Rwanda is essentially bi-national. The Tutsi ethnic nation, from which Kegame comes, at 14% of the population, is a negligible minority. The President has so far been the key player in the political firmament of his country since 1994, serving first as Vice-President and Defense Minister, but undoubtedly the de-facto president, before taking up the big job in 2000. In 2015, the sections of the constitution on term limits, were amended, such that made it possible for the incumbent to take a third term in 2017; and to remain in office, if he so wishes, till 2034! That alone, in itself, is hardly justifiable. It smacks of a drive in the direction of power concentration, and wanton abuse of institutional integrity. To assume that such a long reign of a single individual, and one from a minority group, in a country that once crumbled under the weight of ethno-nationalist antagonism, would just pass without notice by members of the Hutu who constitute 84% of the population, is to live in illusion.
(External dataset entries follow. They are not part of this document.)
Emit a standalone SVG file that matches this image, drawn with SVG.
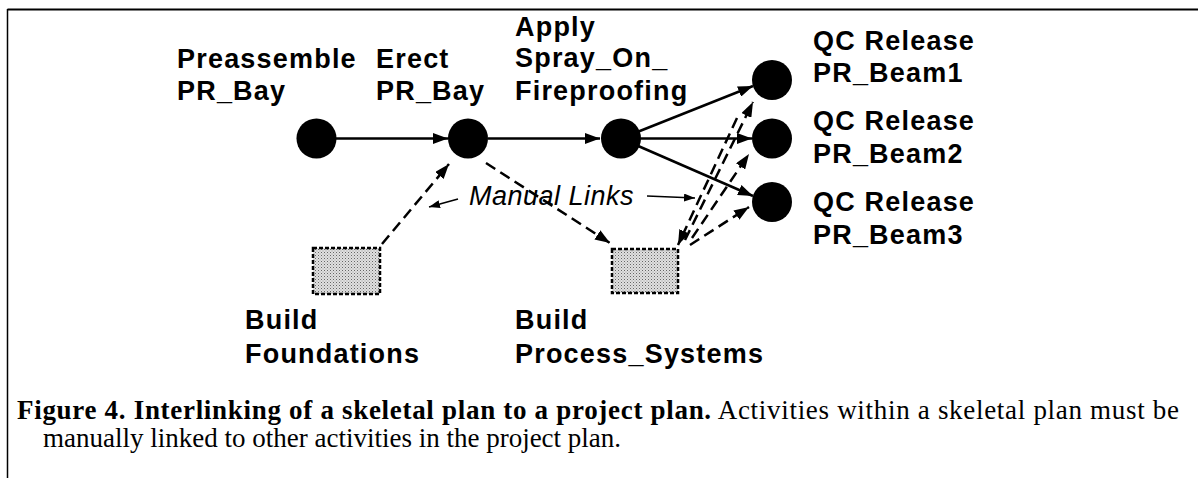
<svg xmlns="http://www.w3.org/2000/svg" width="1198" height="478" viewBox="0 0 1198 478">
<style>
.lbl{font-family:"Liberation Sans",Arial,Helvetica,sans-serif;font-weight:bold;font-size:27px;letter-spacing:1.2px;fill:#000}
.ml{font-family:"Liberation Sans",Arial,Helvetica,sans-serif;font-style:italic;font-size:27px;letter-spacing:0.5px;fill:#000}
.cap{font-family:"Liberation Serif","Times New Roman",serif;font-size:27px;fill:#000}
.node{fill:#000}
.box{fill:url(#stip);stroke:#000;stroke-width:2.5;stroke-dasharray:4 2}
.solid{stroke:#000;stroke-width:2.5;fill:none;marker-end:url(#ah)}
.dash{stroke:#000;stroke-width:2.5;fill:none;stroke-dasharray:11 6;marker-end:url(#ah)}
.thin{stroke:#000;stroke-width:1.5;fill:none;marker-end:url(#ahs)}
</style>
<defs>
<marker id="ah" markerUnits="userSpaceOnUse" markerWidth="15" markerHeight="11" refX="15" refY="5.5" orient="auto">
<path d="M0,0 L15,5.5 L0,11 z" fill="#000"/>
</marker>
<marker id="ahs" markerUnits="userSpaceOnUse" markerWidth="11" markerHeight="8" refX="11" refY="4" orient="auto">
<path d="M0,0 L11,4 L0,8 z" fill="#000"/>
</marker>
<pattern id="stip" width="3" height="3" patternUnits="userSpaceOnUse">
<rect width="3" height="3" fill="#e0e0e0"/>
<rect width="1" height="1" fill="#666"/>
<rect x="1.5" y="1.5" width="1" height="1" fill="#999"/>
</pattern>
</defs>
<rect width="1198" height="478" fill="#fff"/>
<g id="frame">
<line x1="7.5" y1="9.5" x2="1198" y2="9.5" stroke="#000" stroke-width="2"/>
<line x1="7.5" y1="9" x2="7.5" y2="478" stroke="#000" stroke-width="1.5"/>
</g>
<g id="connectors">
<line class="solid" x1="336" y1="138.5" x2="448" y2="138.5"/>
<line class="solid" x1="488" y1="138.5" x2="600" y2="138.5"/>
<line class="solid" x1="621" y1="138.5" x2="753" y2="86"/>
<line class="solid" x1="621" y1="138.5" x2="752" y2="138.5"/>
<line class="solid" x1="621" y1="138.5" x2="753" y2="196"/>
<line class="dash" x1="382" y1="244" x2="449" y2="164"/>
<line class="dash" x1="486" y1="163" x2="610" y2="243"/>
<line class="dash" x1="685" y1="240" x2="753" y2="102"/>
<line class="dash" x1="737" y1="118" x2="678" y2="245"/>
<line class="dash" x1="692" y1="238" x2="749" y2="154"/>
<line class="dash" x1="690" y1="245" x2="749" y2="207"/>
<line class="thin" x1="458" y1="199" x2="429" y2="207"/>
<line class="thin" x1="647" y1="196" x2="695" y2="198"/>
</g>
<g id="preassemble">
<circle class="node" cx="316.5" cy="138.5" r="20"/>
<text class="lbl" x="177" y="68">Preassemble</text>
<text class="lbl" x="177" y="100">PR_Bay</text>
</g>
<g id="erect">
<circle class="node" cx="468" cy="138.5" r="20"/>
<text class="lbl" x="376" y="68">Erect</text>
<text class="lbl" x="376" y="100">PR_Bay</text>
</g>
<g id="apply">
<circle class="node" cx="621" cy="138.5" r="20"/>
<text class="lbl" x="515" y="36">Apply</text>
<text class="lbl" x="515" y="67">Spray_On_</text>
<text class="lbl" x="515" y="100">Fireproofing</text>
</g>
<g id="qc1">
<circle class="node" cx="772" cy="80" r="20"/>
<text class="lbl" x="813" y="50">QC Release</text>
<text class="lbl" x="813" y="82">PR_Beam1</text>
</g>
<g id="qc2">
<circle class="node" cx="772" cy="138.5" r="20"/>
<text class="lbl" x="813" y="130">QC Release</text>
<text class="lbl" x="813" y="163">PR_Beam2</text>
</g>
<g id="qc3">
<circle class="node" cx="772" cy="202" r="20"/>
<text class="lbl" x="813" y="211">QC Release</text>
<text class="lbl" x="813" y="244">PR_Beam3</text>
</g>
<g id="foundations">
<rect class="box" x="313" y="248" width="67" height="46"/>
<text class="lbl" x="245" y="329">Build</text>
<text class="lbl" x="245" y="363">Foundations</text>
</g>
<g id="process_systems">
<rect class="box" x="612" y="249" width="66" height="44"/>
<text class="lbl" x="515" y="329">Build</text>
<text class="lbl" x="515" y="363">Process_Systems</text>
</g>
<g id="manual_links">
<text class="ml" x="469" y="205">Manual Links</text>
</g>
<g id="caption">
<text class="cap" x="17" y="419" textLength="1162" lengthAdjust="spacing"><tspan font-weight="bold">Figure 4. Interlinking of a skeletal plan to a project plan.</tspan> Activities within a skeletal plan must be</text>
<text class="cap" x="43" y="447">manually linked to other activities in the project plan.</text>
</g>
</svg>
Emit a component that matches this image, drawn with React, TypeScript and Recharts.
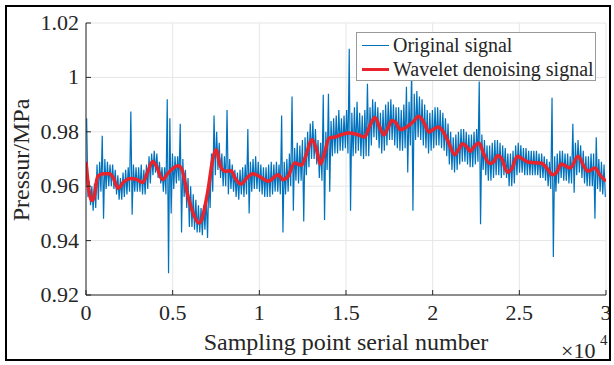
import { LineChart, Line, XAxis, YAxis, CartesianGrid } from 'recharts'

const BLUE = '#0072BD'
const RED = '#E8232B'
const AXIS = '#262626'
const GRID = '#e6e6e6'
const FONT = '"Liberation Serif", "Times New Roman", serif'

const xTicks = [0, 5000, 10000, 15000, 20000, 25000, 30000]
const yTicks = [0.92, 0.94, 0.96, 0.98, 1.0, 1.02]

// original signal: max / min inside each bin of 150 samples
const binSize = 150
const signalHigh = [
  0.985, 0.962, 0.960, 0.961, 0.968, 0.969, 0.9785, 0.970, 0.969, 0.968, 0.968, 0.966, 0.964, 0.963, 0.965, 0.966, 0.967, 0.9875, 0.968, 0.967,
  0.967, 0.968, 0.966, 0.968, 0.971, 0.972, 0.973, 0.972, 0.969, 0.967, 0.967, 0.992, 0.985, 0.972, 0.971, 0.971, 0.983, 0.970, 0.966, 0.963,
  0.960, 0.957, 0.955, 0.953, 0.952, 0.953, 0.956, 0.963, 0.972, 0.986, 0.980, 0.976, 0.972, 0.971, 0.988, 0.970, 0.968, 0.966, 0.965, 0.966,
  0.967, 0.968, 0.981, 0.969, 0.970, 0.971, 0.969, 0.968, 0.967, 0.967, 0.968, 0.969, 0.968, 0.969, 0.968, 0.986, 0.969, 0.970, 0.972, 0.993,
  0.974, 0.976, 0.975, 0.977, 0.978, 0.980, 0.983, 0.984, 0.981, 0.977, 0.976, 0.9936, 0.980, 0.994, 0.984, 0.985, 0.986, 0.988, 0.985, 0.986,
  0.988, 1.0105, 0.987, 0.989, 0.991, 0.987, 0.986, 0.988, 0.9977, 0.989, 0.992, 0.991, 0.989, 0.987, 0.988, 0.990, 0.991, 0.992, 0.990, 0.989,
  0.989, 0.988, 0.990, 0.9966, 0.991, 1.003, 0.994, 0.995, 0.993, 0.992, 0.990, 0.988, 0.987, 0.988, 0.989, 0.989, 0.988, 0.987, 0.985, 0.983,
  0.980, 0.978, 0.979, 0.980, 0.981, 0.981, 0.980, 0.979, 0.979, 0.980, 0.981, 0.9985, 0.979, 0.977, 0.975, 0.975, 0.976, 0.977, 0.977, 0.976,
  0.975, 0.974, 0.972, 0.972, 0.973, 0.975, 0.976, 0.975, 0.974, 0.974, 0.973, 0.973, 0.973, 0.973, 0.972, 0.972, 0.971, 0.970, 0.969, 0.9925,
  0.971, 0.972, 0.973, 0.973, 0.972, 0.972, 0.971, 0.983, 0.976, 0.977, 0.975, 0.973, 0.971, 0.971, 0.972, 0.972, 0.978, 0.970, 0.969, 0.968,
]
const signalLow = [
  0.956, 0.953, 0.951, 0.952, 0.955, 0.958, 0.948, 0.959, 0.960, 0.960, 0.959, 0.957, 0.955, 0.955, 0.956, 0.957, 0.958, 0.9495, 0.958, 0.958,
  0.958, 0.957, 0.957, 0.959, 0.961, 0.964, 0.965, 0.963, 0.961, 0.958, 0.957, 0.928, 0.950, 0.959, 0.961, 0.962, 0.943, 0.956, 0.952, 0.945,
  0.945, 0.944, 0.943, 0.943, 0.942, 0.944, 0.941, 0.952, 0.958, 0.964, 0.966, 0.963, 0.960, 0.960, 0.957, 0.959, 0.958, 0.956, 0.955, 0.957,
  0.956, 0.957, 0.950, 0.958, 0.959, 0.959, 0.958, 0.957, 0.956, 0.956, 0.956, 0.957, 0.958, 0.958, 0.957, 0.943, 0.957, 0.958, 0.960, 0.951,
  0.962, 0.961, 0.962, 0.947, 0.964, 0.967, 0.970, 0.970, 0.968, 0.963, 0.962, 0.9476, 0.966, 0.958, 0.971, 0.972, 0.972, 0.973, 0.973, 0.974,
  0.972, 0.951, 0.971, 0.972, 0.973, 0.971, 0.970, 0.971, 0.971, 0.975, 0.978, 0.977, 0.974, 0.972, 0.973, 0.975, 0.977, 0.977, 0.975, 0.974,
  0.973, 0.973, 0.974, 0.965, 0.975, 0.951, 0.977, 0.978, 0.977, 0.975, 0.974, 0.972, 0.973, 0.974, 0.975, 0.975, 0.974, 0.973, 0.971, 0.968,
  0.966, 0.965, 0.966, 0.968, 0.969, 0.969, 0.968, 0.967, 0.967, 0.968, 0.969, 0.946, 0.966, 0.964, 0.962, 0.962, 0.963, 0.964, 0.964, 0.963,
  0.964, 0.963, 0.960, 0.960, 0.961, 0.964, 0.965, 0.965, 0.964, 0.964, 0.964, 0.964, 0.964, 0.964, 0.963, 0.963, 0.962, 0.960, 0.959, 0.934,
  0.958, 0.961, 0.963, 0.962, 0.962, 0.961, 0.961, 0.9576, 0.964, 0.965, 0.963, 0.961, 0.960, 0.960, 0.960, 0.948, 0.959, 0.958, 0.957, 0.956,
]

// wavelet denoised curve
const denoiseX = [
  0, 180, 340, 450, 680, 1020, 1360, 1580, 1850, 2150, 2600, 2940, 3280, 3570, 3850, 4070, 4410, 4750, 5320, 5540,
  5880, 6220, 6490, 6670, 7010, 7350, 7510, 7760, 8030, 8370, 8600, 8940, 9280, 9615, 10000, 10520, 11090, 11360, 11650, 12040,
  12440, 12670, 13050, 13300, 13530, 13760, 14030, 14370, 14710, 15160, 15610, 16070, 16400, 16670, 16920, 17190, 17420, 17650, 17870, 18140,
  18550, 18890, 19190, 19460, 19800, 20020, 20320, 20590, 20930, 21270, 21490, 21720, 21950, 22170, 22400, 22670, 22960, 23300, 23530, 23760,
  23980, 24320, 24550, 24890, 25230, 25570, 26240, 26580, 26920, 27150, 27420, 27710, 27940, 28390, 28730, 28960, 29370, 29640, 30000,
]
const denoiseY = [
  0.9689, 0.958, 0.9547, 0.9557, 0.9636, 0.9646, 0.9646, 0.963, 0.9592, 0.9614, 0.9628, 0.9624, 0.9614, 0.9655, 0.9691, 0.9673, 0.9624, 0.9649, 0.9675, 0.966,
  0.9563, 0.9495, 0.9465, 0.9477, 0.9575, 0.971, 0.9734, 0.9673, 0.9655, 0.9657, 0.963, 0.9608, 0.963, 0.9646, 0.9636, 0.9618, 0.9642, 0.9624, 0.9636, 0.9685,
  0.9677, 0.971, 0.9771, 0.9734, 0.9682, 0.9722, 0.9777, 0.9781, 0.9789, 0.9796, 0.9791, 0.9781, 0.9826, 0.9853, 0.982, 0.9789, 0.9814, 0.9842, 0.9834, 0.9808,
  0.982, 0.9838, 0.9857, 0.9838, 0.9799, 0.9808, 0.9818, 0.9802, 0.9759, 0.9716, 0.9734, 0.9756, 0.9746, 0.9728, 0.9746, 0.9759, 0.9716, 0.9683, 0.9691, 0.9713,
  0.9701, 0.9651, 0.9663, 0.971, 0.9698, 0.9688, 0.9685, 0.9667, 0.9642, 0.9651, 0.9682, 0.9673, 0.9667, 0.971, 0.9673, 0.9655, 0.9667, 0.9642, 0.9618,
]

// each bin drawn as its max then its min, like a dense trace
const originalData = signalHigh.flatMap((h, i) => [
  { x: i * binSize + 37, v: h },
  { x: i * binSize + 112, v: signalLow[i] },
])
const denoiseData = denoiseX.map((x, i) => ({ x, v: denoiseY[i] }))

const fmtX = (v: number) => String(v / 10000)
const fmtY = (v: number) => String(Number(v.toFixed(2)))

function BottomTick(props: any) {
  const { x, y, payload } = props
  return (
    <g>
      <line x1={x} x2={x} y1={y} y2={y - 5} stroke={AXIS} />
      <text x={x} y={y + 25} textAnchor="middle" fill={AXIS} fontSize={22} fontFamily={FONT}>
        {fmtX(payload.value)}
      </text>
    </g>
  )
}

function TopTick(props: any) {
  const { x, y } = props
  return <line x1={x} x2={x} y1={y} y2={y + 5} stroke={AXIS} />
}

function LeftTick(props: any) {
  const { x, y, payload } = props
  return (
    <g>
      <line x1={x} x2={x + 5} y1={y} y2={y} stroke={AXIS} />
      <text x={x - 7} y={y + 7} textAnchor="end" fill={AXIS} fontSize={22} fontFamily={FONT}>
        {fmtY(payload.value)}
      </text>
    </g>
  )
}

function RightTick(props: any) {
  const { x, y } = props
  return <line x1={x} x2={x - 5} y1={y} y2={y} stroke={AXIS} />
}

function Legend() {
  const row = { display: 'flex', alignItems: 'center', height: 24 }
  return (
    <div
      style={{
        position: 'absolute', left: 356, top: 32, width: 240, height: 49, boxSizing: 'border-box',
        border: '1px solid #9a9a9a', background: '#fff', fontFamily: FONT, fontSize: 20, color: AXIS,
        lineHeight: '24px',
      }}
    >
      <div style={row}>
        <span style={{ display: 'inline-block', width: 27, height: 1, background: BLUE, marginLeft: 5, marginRight: 4 }} />
        Original signal
      </div>
      <div style={row}>
        <span style={{ display: 'inline-block', width: 27, height: 3, background: RED, marginLeft: 5, marginRight: 4 }} />
        Wavelet denoising signal
      </div>
    </div>
  )
}

export default function App() {
  return (
    <div style={{ position: 'relative', width: 614, height: 365, background: '#fff' }}>
      <style>{'body{margin:0}'}</style>
      <LineChart width={614} height={365} data={originalData} margin={{ top: 23, right: 8, bottom: 40, left: 26 }}>
        <CartesianGrid stroke={GRID} />
        <XAxis
          dataKey="x" type="number" domain={[0, 30000]} ticks={xTicks} interval={0} allowDataOverflow
          stroke={AXIS} tickSize={0} tickMargin={0} height={30} tick={<BottomTick />}
          label={{
            content: () => (
              <g fontFamily={FONT} fill={AXIS}>
                <text x={346} y={350} textAnchor="middle" fontSize={24}>Sampling point serial number</text>
                <text x={561} y={358} fontSize={22}>×10</text>
                <text x={600} y={345} fontSize={15}>4</text>
              </g>
            ),
          }}
        />
        <XAxis xAxisId="top" orientation="top" dataKey="x" type="number" domain={[0, 30000]} ticks={xTicks} interval={0}
          stroke={AXIS} tickSize={0} tickMargin={0} height={0} tick={<TopTick />} />
        <YAxis
          type="number" domain={[0.92, 1.02]} ticks={yTicks} interval={0} allowDataOverflow
          stroke={AXIS} tickSize={0} tickMargin={0} width={60} tick={<LeftTick />}
          label={{
            content: () => (
              <text x={29} y={160} transform="rotate(-90, 29, 160)" textAnchor="middle" fontSize={24}
                fontFamily={FONT} fill={AXIS}>Pressur/MPa</text>
            ),
          }}
        />
        <YAxis yAxisId="right" orientation="right" type="number" domain={[0.92, 1.02]} ticks={yTicks} interval={0}
          stroke={AXIS} tickSize={0} tickMargin={0} width={0} tick={<RightTick />} />
        <Line data={originalData} dataKey="v" type="linear" stroke={BLUE} strokeWidth={1.2} dot={false} isAnimationActive={false} />
        <Line data={denoiseData} dataKey="v" type="monotone" stroke={RED} strokeWidth={3.5} dot={false} isAnimationActive={false} />
      </LineChart>
      <Legend />
      <div style={{ position: 'absolute', left: 5, top: 5, right: 3, bottom: 4, border: '2px solid #000', pointerEvents: 'none' }} />
    </div>
  )
}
The onus is, therefore, on Kegame to set at a transparent programme of creating a critical mass from which a different individual, most reasonably a Hutu, must emerge president within the next few years. There is nothing that suggests Kegame must spend all the remaining number of years the amended constitution allows him. Cutting short on this long span in power would stave off rumblings from within and outside the inner recesses of power, guarantee stability in the few more years he has to spend in office, and increase the sustainability possibilities of the giant strides the country has made under him. These are the contours Kegame must carefully navigate, and in a manner that would make him live in the mind of Africans and Rwandans forever as a true nation builder. Anything short of that comes with much danger.